Batman: Il ritorno del Cavaliere Oscuro – Il bambino d’oro, la recensione
Pur presentando una componente artistica superlativa, la nuova storia della saga del Cavaliere Oscuro tradisce le aspettative e svilisce la rabbia della miniserie originale
Fumettallaro dalla nascita, ha perso i capelli ma non la voglia di leggere storie che lo emozionino.
Si intitola Dark Knight Returns: The Golden Boy la nuova storia della saga ideata negli anni ’80 da Frank Miller pubblicato negli Stati Uniti sotto l’egida di Black Label, etichetta per un pubblico adulto della DC Comics.
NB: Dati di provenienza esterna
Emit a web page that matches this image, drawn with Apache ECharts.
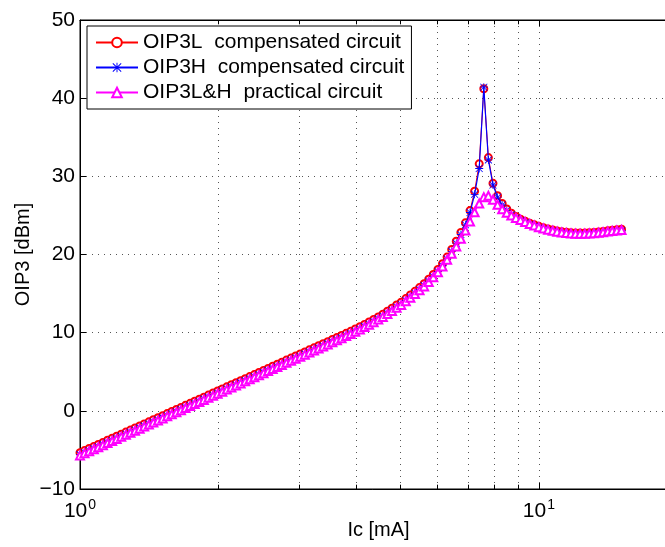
<!DOCTYPE html>
<html>
<head>
<meta charset="utf-8">
<script src="https://cdn.jsdelivr.net/npm/echarts@6/dist/echarts.min.js"></script>
<style>html,body{margin:0;padding:0;background:#fff}#c{width:665px;height:547px}</style>
</head>
<body>
<div id="c"></div>
<script>
// Ic [mA], log-spaced samples (100 per decade) from 1 to ~15
const Ic = [1.000,1.023,1.047,1.072,1.096,1.122,1.148,1.175,1.202,1.230,1.259,1.288,1.318,1.349,1.380,1.413,1.445,1.479,1.514,1.549,1.585,1.622,1.660,1.698,1.738,1.778,1.820,1.862,1.905,1.950,1.995,2.042,2.089,2.138,2.188,2.239,2.291,2.344,2.399,2.455,2.512,2.570,2.630,2.692,2.754,2.818,2.884,2.951,3.020,3.090,3.162,3.236,3.311,3.388,3.467,3.548,3.631,3.715,3.802,3.890,3.981,4.074,4.169,4.266,4.365,4.467,4.571,4.677,4.786,4.898,5.012,5.129,5.248,5.370,5.495,5.623,5.754,5.888,6.026,6.166,6.310,6.457,6.607,6.761,6.918,7.079,7.244,7.413,7.586,7.762,7.943,8.128,8.318,8.511,8.710,8.913,9.120,9.333,9.550,9.772,10.00,10.23,10.47,10.72,10.96,11.22,11.48,11.75,12.02,12.30,12.59,12.88,13.18,13.49,13.80,14.13,14.45,14.79,15.14];

const oip3L = [-5.35,-5.09,-4.82,-4.56,-4.30,-4.04,-3.77,-3.51,-3.25,-2.98,-2.72,-2.46,-2.19,-1.93,-1.67,-1.41,-1.14,-0.88,-0.62,-0.35,-0.09,0.17,0.44,0.70,0.96,1.23,1.49,1.75,2.01,2.28,2.54,2.80,3.07,3.33,3.59,3.86,4.12,4.38,4.64,4.91,5.17,5.43,5.70,5.96,6.22,6.49,6.75,7.01,7.27,7.54,7.80,8.06,8.33,8.59,8.85,9.12,9.38,9.64,9.91,10.17,10.47,10.76,11.06,11.37,11.69,12.02,12.37,12.74,13.13,13.54,13.90,14.36,14.82,15.29,15.77,16.27,16.84,17.44,18.08,18.81,19.67,20.65,21.70,22.81,24.05,25.62,28.10,31.60,41.20,32.40,29.10,27.53,26.53,25.82,25.28,24.86,24.52,24.26,24.01,23.80,23.60,23.43,23.27,23.13,23.02,22.92,22.84,22.78,22.75,22.74,22.76,22.78,22.83,22.89,22.95,23.03,23.10,23.17,23.24];

const oip3H = [-5.60,-5.34,-5.07,-4.81,-4.55,-4.29,-4.02,-3.76,-3.50,-3.23,-2.97,-2.71,-2.44,-2.18,-1.92,-1.66,-1.39,-1.13,-0.87,-0.60,-0.34,-0.08,0.19,0.45,0.71,0.98,1.24,1.50,1.76,2.03,2.29,2.55,2.82,3.08,3.34,3.61,3.87,4.13,4.39,4.66,4.92,5.18,5.45,5.71,5.97,6.24,6.50,6.76,7.02,7.29,7.55,7.81,8.08,8.34,8.60,8.87,9.13,9.39,9.66,9.92,10.22,10.51,10.81,11.12,11.44,11.77,12.12,12.49,12.88,13.29,13.65,14.11,14.57,15.04,15.52,16.02,16.59,17.19,17.83,18.56,19.42,20.40,21.45,22.56,23.80,25.37,27.70,31.00,41.40,32.10,28.90,27.33,26.33,25.62,25.08,24.66,24.32,24.06,23.81,23.60,23.40,23.23,23.07,22.93,22.82,22.72,22.64,22.58,22.55,22.54,22.56,22.58,22.63,22.69,22.75,22.83,22.90,22.97,23.04];

const oip3P = [-5.70,-5.44,-5.17,-4.91,-4.65,-4.39,-4.12,-3.86,-3.60,-3.33,-3.07,-2.81,-2.54,-2.28,-2.02,-1.76,-1.49,-1.23,-0.97,-0.70,-0.44,-0.18,0.09,0.35,0.61,0.88,1.14,1.40,1.66,1.93,2.19,2.45,2.72,2.98,3.24,3.51,3.77,4.03,4.29,4.56,4.82,5.08,5.35,5.61,5.87,6.14,6.40,6.66,6.92,7.19,7.45,7.71,7.98,8.24,8.50,8.77,9.03,9.29,9.56,9.82,10.12,10.41,10.71,11.02,11.34,11.67,12.02,12.39,12.78,13.19,13.55,14.01,14.47,14.94,15.42,15.92,16.49,17.09,17.73,18.46,19.32,20.09,21.02,22.02,23.07,24.23,25.41,26.52,27.34,27.51,27.00,26.36,25.78,25.33,24.98,24.68,24.42,24.16,23.91,23.70,23.50,23.33,23.17,23.03,22.92,22.82,22.74,22.68,22.65,22.64,22.66,22.68,22.73,22.79,22.85,22.93,23.00,23.07,23.14];

const seriesNames = ['OIP3L  compensated circuit', 'OIP3H  compensated circuit', 'OIP3L&H  practical circuit'];
const xMajorTicks = [1, 10];
const xMinorGrid = [2, 3, 4, 5, 6, 7, 8, 9];
const yTicks = [-10, 0, 10, 20, 30, 40, 50];

const FONT = "'Liberation Sans', Arial, Helvetica, sans-serif";
const STAR = 'path://M0,4.5h10v1h-10z M4.5,0h1v10h-1z M1,0.3L9.7,9L9,9.7L0.3,1Z M9,0.3L9.7,1L1,9.7L0.3,9Z';

function pairs(ys) { return Ic.map((x, i) => [x, ys[i]]); }

const minorLines = xMinorGrid.map(v => ({ xAxis: v }));
const minorTicks = [];
xMinorGrid.forEach(v => {
  minorTicks.push([{ coord: [v, -10], lineStyle: { type: 'solid', color: '#000' } }, { coord: [v, -9.45] }]);
  minorTicks.push([{ coord: [v, 50], lineStyle: { type: 'solid', color: '#000' } }, { coord: [v, 49.45] }]);
});

const chart = echarts.init(document.getElementById('c'), null, { renderer: 'canvas' });
chart.setOption({
  animation: false,
  backgroundColor: '#fff',
  textStyle: { fontFamily: FONT },
  grid: { left: 80, top: 20, width: 597, height: 469, containLabel: false, outerBoundsMode: 'none',
          show: true, borderColor: '#000', borderWidth: 1, backgroundColor: 'transparent' },
  legend: {
    orient: 'vertical', left: 87, top: 26,
    padding: [6, 7, 6, 8], itemWidth: 42, itemHeight: 12, itemGap: 4,
    borderColor: '#000', borderWidth: 1, backgroundColor: '#fff',
    textStyle: { fontSize: 21, color: '#000', fontFamily: FONT },
    data: seriesNames
  },
  xAxis: [{
    type: 'log', logBase: 10, min: 1, max: 20,
    position: 'bottom',
    axisLine: { show: true, onZero: false, lineStyle: { color: '#000', width: 1 } },
    axisTick: { show: true, inside: true, length: 6, lineStyle: { color: '#000' } },
    axisLabel: {
      margin: 4,
      formatter: function (v) {
        const i = xMajorTicks.indexOf(v);
        if (i < 0) return '';
        return '{b|10}{s|' + Math.round(Math.log10(v)) + '}';
      },
      rich: {
        b: { fontSize: 21, color: '#000', fontFamily: FONT, padding: [8, 0, 0, 0] },
        s: { fontSize: 14, color: '#000', fontFamily: FONT, padding: [0, 0, 4, 1] }
      }
    },
    splitLine: { show: true, lineStyle: { color: '#555', width: 1, type: [1, 5] } },
    name: 'Ic [mA]', nameLocation: 'middle', nameGap: 31, nameMoveOverlap: false,
    nameTextStyle: { fontSize: 20, color: '#000', fontFamily: FONT }
  }, {
    type: 'log', logBase: 10, min: 1, max: 20,
    position: 'top',
    axisLine: { show: true, onZero: false, lineStyle: { color: '#000', width: 1 } },
    axisTick: { show: true, inside: true, length: 6, lineStyle: { color: '#000' } },
    axisLabel: { show: false },
    splitLine: { show: false }
  }],
  yAxis: [{
    type: 'value', min: yTicks[0], max: yTicks[yTicks.length - 1], interval: 10,
    axisLine: { show: true, onZero: false, lineStyle: { color: '#000', width: 1 } },
    axisTick: { show: true, inside: true, length: 6, lineStyle: { color: '#000' } },
    axisLabel: {
      fontSize: 21, color: '#000', fontFamily: FONT, margin: 5,
      formatter: v => String(v).replace('-', '\u2212')
    },
    splitLine: { show: true, lineStyle: { color: '#555', width: 1, type: [1, 5] } },
    name: 'OIP3 [dBm]', nameLocation: 'middle', nameGap: 47, nameRotate: 90, nameMoveOverlap: false,
    nameTextStyle: { fontSize: 20, color: '#000', fontFamily: FONT }
  }],
  series: [{
    name: seriesNames[0], type: 'line', data: pairs(oip3L),
    symbol: 'emptyCircle', symbolSize: 7, showAllSymbol: true,
    lineStyle: { color: '#ff0000', width: 1 },
    itemStyle: { color: '#ff0000', borderColor: '#ff0000', borderWidth: 1 },
    z: 2,
    markLine: {
      silent: true, symbol: 'none', z: 1, animation: false,
      label: { show: false },
      emphasis: { disabled: true },
      lineStyle: { color: '#555', width: 1, type: [1, 5] },
      data: minorLines.concat(minorTicks)
    }
  }, {
    name: seriesNames[1], type: 'line', data: pairs(oip3H),
    symbol: STAR, symbolSize: 8, showAllSymbol: true,
    lineStyle: { color: '#0000ff', width: 1.2 },
    itemStyle: { color: '#0000ff' },
    z: 3
  }, {
    name: seriesNames[2], type: 'line', data: pairs(oip3P),
    symbol: 'emptyTriangle', symbolSize: 8, showAllSymbol: true,
    lineStyle: { color: '#ff00ff', width: 1 },
    itemStyle: { color: '#ff00ff', borderColor: '#ff00ff', borderWidth: 1 },
    z: 4
  }]
});
</script>
</body>
</html>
Dopo la miniserie pubblicata qualche anno fa e realizzata insieme a Brian Azzarello e Andy Kubert, il fumettista originario del Maryland è pronto a lanciare una nuova generazione di eroi in questo universo narrativo.
Dispiace constatare come, anche in quest’occasione, siano davvero pochi gli elementi che riescono a rendere questo brossurato un prodotto notevole. Il più evidente è sicuramente la componente artistica affidata a Rafael Grampá capace di esaltare le caratteristiche action del racconto con uno stile ultradinamico ed estremamente coinvolgente. Se volessimo trovare un termine di paragone, potremmo accostare l’artista brasiliano a Frank Quitely, Eduardo Risso e lo stesso Miller: tra queste tavole di grandissimo pregio, rintracciamo la stessa cura dei dettagli, la capacità di portare il lettore al centro della scena e trasmettere la tensione dello scontro, la concitazione della sommossa e la paura dell’affrontare una minaccia che appare fuori controllo. Non mancano tavole in cui giocare con le inquadrature, in contrasti tonali e altre trovate a effetto che vi lasceranno a bocca aperta.
Per quanto le posizioni di Miller siano state spesso divisive, non possiamo non riconoscergli la volontà di convogliare nella sua le tensioni politiche del momento e tradurle in opere di grande impatto mediatico. In questo caso, l’invettiva contro Trump appare vuota, sterile e non rintracciamo specifiche critiche all’attuale amministrazione statunitense. Forse Miller voleva semplicemente rimarcare la sua posizione avversa all’attuale inquilino della Casa Bianca ma, così strutturato, il quarto capitolo della saga perde la rabbia e l’aggressività che ha contraddistinto il lavoro del fumettista statunitense.
Spesso ci interroghiamo sull’utilità dei vari sequel, soprattutto quando la spinta iniziale dell’opera si è ormai conclusa da tempo. Pur mettendo in mostra la prova di un Grampá in grandissimo spolvero, Il bambino dentro tradisce tutti gli elementi che hanno decretato il successo dell’opera originale e appare scollegata dal contesto storico e sociale che stiamo vivendo.